Stored data:

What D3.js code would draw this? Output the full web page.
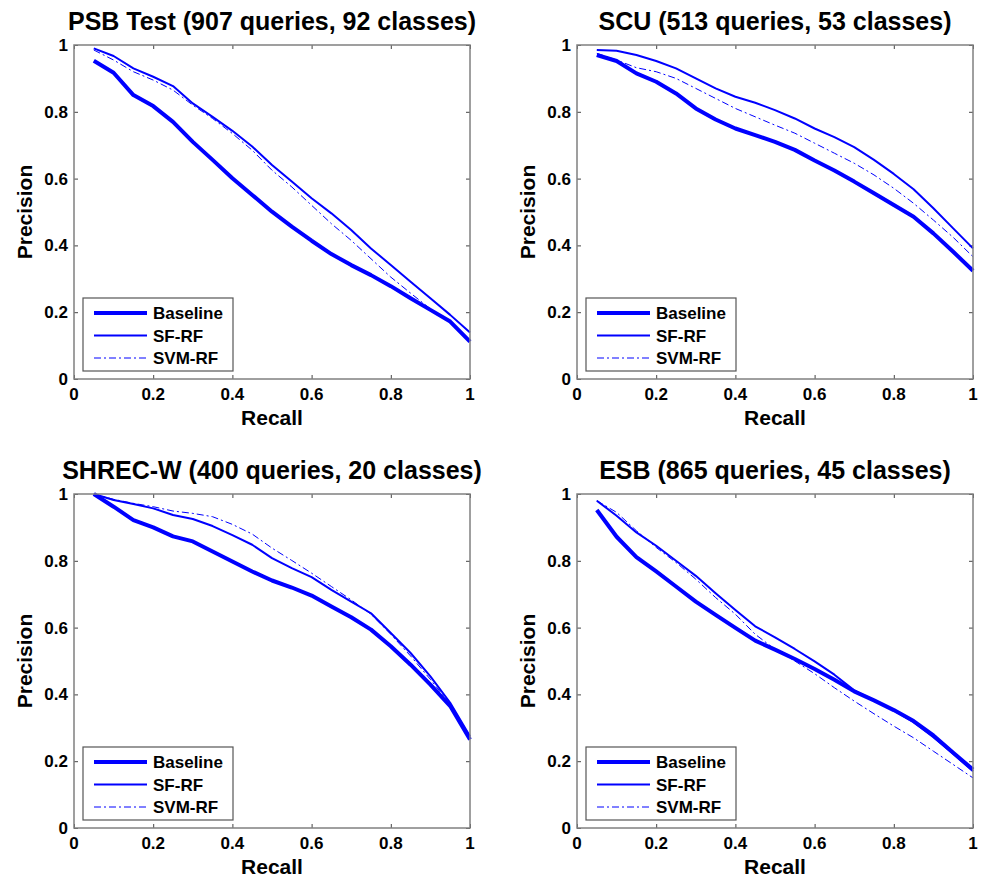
<!DOCTYPE html>
<html>
<head>
<meta charset="utf-8">
<script src="https://cdn.jsdelivr.net/npm/d3@7"></script>
<style>
  body { margin: 0; background: #fff; }
  text { font-family: "Liberation Sans", Arial, Helvetica, sans-serif; font-weight: bold; }
</style>
</head>
<body>
<svg id="drawing_region"></svg>
<script>
// recall levels shared by every curve
var recall = [0.05, 0.1, 0.15, 0.2, 0.25, 0.3, 0.35, 0.4, 0.45, 0.5,
              0.55, 0.6, 0.65, 0.7, 0.75, 0.8, 0.85, 0.9, 0.95, 1.0];
var ticks = [0, 0.2, 0.4, 0.6, 0.8, 1];
var tickLabels = ['0', '0.2', '0.4', '0.6', '0.8', '1'];
var methods = ['Baseline', 'SF-RF', 'SVM-RF'];
var titles = ['PSB Test (907 queries, 92 classes)', 'SCU (513 queries, 53 classes)',
              'SHREC-W (400 queries, 20 classes)', 'ESB (865 queries, 45 classes)'];

// PSB Test
var psbBaseline = [0.953, 0.917, 0.850, 0.817, 0.770, 0.710, 0.656, 0.601, 0.551, 0.501,
                   0.456, 0.414, 0.374, 0.341, 0.311, 0.278, 0.242, 0.207, 0.172, 0.112];
var psbSF       = [0.990, 0.967, 0.930, 0.905, 0.877, 0.825, 0.785, 0.743, 0.696, 0.641,
                   0.591, 0.541, 0.496, 0.446, 0.391, 0.341, 0.291, 0.242, 0.192, 0.139];
var psbSVM      = [0.985, 0.955, 0.920, 0.895, 0.865, 0.820, 0.780, 0.735, 0.685, 0.625,
                   0.575, 0.520, 0.465, 0.415, 0.360, 0.305, 0.257, 0.210, 0.170, 0.115];
// SCU
var scuBaseline = [0.970, 0.952, 0.915, 0.890, 0.855, 0.810, 0.777, 0.750, 0.730, 0.710,
                   0.686, 0.654, 0.624, 0.591, 0.556, 0.521, 0.486, 0.436, 0.381, 0.324];
var scuSF       = [0.985, 0.983, 0.970, 0.952, 0.930, 0.900, 0.870, 0.845, 0.827, 0.805,
                   0.780, 0.750, 0.724, 0.694, 0.656, 0.614, 0.568, 0.511, 0.451, 0.391];
var scuSVM      = [0.975, 0.955, 0.932, 0.920, 0.900, 0.870, 0.840, 0.810, 0.785, 0.760,
                   0.736, 0.706, 0.676, 0.646, 0.611, 0.571, 0.526, 0.476, 0.424, 0.366];
// SHREC-W
var shrecBaseline = [1.000, 0.962, 0.922, 0.900, 0.873, 0.858, 0.828, 0.798, 0.768, 0.741,
                     0.720, 0.696, 0.663, 0.631, 0.594, 0.544, 0.489, 0.429, 0.365, 0.265];
var shrecSF       = [1.000, 0.982, 0.970, 0.957, 0.937, 0.925, 0.904, 0.877, 0.848, 0.808,
                     0.778, 0.751, 0.713, 0.678, 0.643, 0.584, 0.524, 0.454, 0.375, 0.275];
var shrecSVM      = [1.000, 0.984, 0.972, 0.962, 0.949, 0.942, 0.932, 0.909, 0.880, 0.838,
                     0.801, 0.763, 0.723, 0.683, 0.640, 0.580, 0.515, 0.445, 0.370, 0.270];
// ESB
var esbBaseline = [0.952, 0.872, 0.811, 0.768, 0.723, 0.678, 0.638, 0.599, 0.561, 0.534,
                   0.506, 0.476, 0.444, 0.409, 0.382, 0.353, 0.320, 0.277, 0.225, 0.175];
var esbSF       = [0.980, 0.935, 0.885, 0.845, 0.800, 0.755, 0.703, 0.653, 0.604, 0.571,
                   0.536, 0.499, 0.459, 0.412, 0.382, 0.352, 0.317, 0.272, 0.222, 0.170];
var esbSVM      = [0.980, 0.945, 0.890, 0.840, 0.795, 0.745, 0.690, 0.640, 0.580, 0.535,
                   0.500, 0.462, 0.420, 0.380, 0.342, 0.305, 0.270, 0.230, 0.190, 0.150];

var panelSeries = [
    [psbBaseline, psbSF, psbSVM],
    [scuBaseline, scuSF, scuSVM],
    [shrecBaseline, shrecSF, shrecSVM],
    [esbBaseline, esbSF, esbSVM]
];

var styles = [
    {width: 4, dash: null},
    {width: 2, dash: null},
    {width: 1, dash: '7,3,2,3'}
];

var svg = d3.select('#drawing_region')
    .attr('width', 982)
    .attr('height', 879);

class PRChart {

    constructor( config, title, series ) {
        this.config = {
            left: config.left,
            top: config.top,
            width: config.width || 396,
            height: config.height || 334
        }
        this.title = title;
        this.series = series;
        this.init();
    }

    init() {
        let self = this;

        self.chart = svg.append('g')
            .attr('transform', `translate(${self.config.left}, ${self.config.top})`);

        self.xscale = d3.scaleLinear()
            .domain([0, 1])
            .range([0, self.config.width]);

        self.yscale = d3.scaleLinear()
            .domain([0, 1])
            .range([self.config.height, 0]);
    }

    render() {
        let self = this;
        let w = self.config.width, h = self.config.height;

        // inside ticks on all four sides, matlab style
        let fmt = (d, i) => tickLabels[i];
        self.chart.append('g')
            .attr('transform', `translate(0, ${h})`)
            .call(d3.axisTop(self.xscale).tickValues(ticks).tickSize(4).tickFormat(''));
        self.chart.append('g')
            .call(d3.axisBottom(self.xscale).tickValues(ticks).tickSize(4).tickFormat(''));
        self.chart.append('g')
            .call(d3.axisRight(self.yscale).tickValues(ticks).tickSize(4).tickFormat(''));
        self.chart.append('g')
            .attr('transform', `translate(${w}, 0)`)
            .call(d3.axisLeft(self.yscale).tickValues(ticks).tickSize(4).tickFormat(''));
        self.chart.selectAll('.domain').remove();
        self.chart.selectAll('.tick line').attr('stroke', '#444');

        // tick labels
        self.chart.append('g').selectAll('text').data(ticks).join('text')
            .attr('x', d => self.xscale(d))
            .attr('y', h + 21)
            .attr('text-anchor', 'middle')
            .attr('font-size', 17)
            .text(fmt);
        self.chart.append('g').selectAll('text').data(ticks).join('text')
            .attr('x', -6)
            .attr('y', d => self.yscale(d) + 6)
            .attr('text-anchor', 'end')
            .attr('font-size', 17)
            .text(fmt);

        // curves
        let line = d3.line()
            .x((d, i) => self.xscale(recall[i]))
            .y(d => self.yscale(d));

        self.chart.selectAll('path.curve').data(self.series).join('path')
            .attr('class', 'curve')
            .attr('d', line)
            .attr('fill', 'none')
            .attr('stroke', '#0000ff')
            .attr('stroke-width', (d, i) => styles[i].width)
            .attr('stroke-dasharray', (d, i) => styles[i].dash)
            .attr('stroke-linejoin', 'round');

        // box
        self.chart.append('rect')
            .attr('width', w)
            .attr('height', h)
            .attr('fill', 'none')
            .attr('stroke', '#808080')
            .attr('stroke-width', 1.5);

        // legend
        let lg = self.chart.append('g')
            .attr('transform', `translate(9, ${h - 81})`);
        lg.append('rect')
            .attr('width', 150)
            .attr('height', 73)
            .attr('fill', '#fff')
            .attr('stroke', '#555')
            .attr('stroke-width', 1.2);
        methods.forEach((m, i) => {
            let yy = 15 + i * 22.5;
            lg.append('line')
                .attr('x1', 11).attr('x2', 64)
                .attr('y1', yy).attr('y2', yy)
                .attr('stroke', '#0000ff')
                .attr('stroke-width', styles[i].width)
                .attr('stroke-dasharray', styles[i].dash);
            lg.append('text')
                .attr('x', 70)
                .attr('y', yy + 6)
                .attr('font-size', 17)
                .text(m);
        });

        // titles
        self.chart.append('text')
            .attr('x', w / 2)
            .attr('y', -15)
            .attr('text-anchor', 'middle')
            .attr('font-size', 25)
            .text(self.title);
        self.chart.append('text')
            .attr('x', w / 2)
            .attr('y', h + 46)
            .attr('text-anchor', 'middle')
            .attr('font-size', 21)
            .text('Recall');
        self.chart.append('text')
            .attr('transform', `translate(-42, ${h / 2}) rotate(-90)`)
            .attr('text-anchor', 'middle')
            .attr('font-size', 21)
            .text('Precision');
    }
}

var origins = [[74, 45], [577, 45], [74, 494], [577, 494]];
origins.forEach((o, i) => {
    let chart = new PRChart({left: o[0], top: o[1]}, titles[i], panelSeries[i]);
    chart.render();
});
</script>
</body>
</html>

Task directions: Repeat, with no pictures, each line from the beginning of the data through the line containing "queries, 45 classes)'];", inclusive.

Result of the task:
What D3.js code would draw this? Output the full web page.
<!DOCTYPE html>
<html>
<head>
<meta charset="utf-8">
<script src="https://cdn.jsdelivr.net/npm/d3@7"></script>
<style>
  body { margin: 0; background: #fff; }
  text { font-family: "Liberation Sans", Arial, Helvetica, sans-serif; font-weight: bold; }
</style>
</head>
<body>
<svg id="drawing_region"></svg>
<script>
// recall levels shared by every curve
var recall = [0.05, 0.1, 0.15, 0.2, 0.25, 0.3, 0.35, 0.4, 0.45, 0.5,
              0.55, 0.6, 0.65, 0.7, 0.75, 0.8, 0.85, 0.9, 0.95, 1.0];
var ticks = [0, 0.2, 0.4, 0.6, 0.8, 1];
var tickLabels = ['0', '0.2', '0.4', '0.6', '0.8', '1'];
var methods = ['Baseline', 'SF-RF', 'SVM-RF'];
var titles = ['PSB Test (907 queries, 92 classes)', 'SCU (513 queries, 53 classes)',
              'SHREC-W (400 queries, 20 classes)', 'ESB (865 queries, 45 classes)'];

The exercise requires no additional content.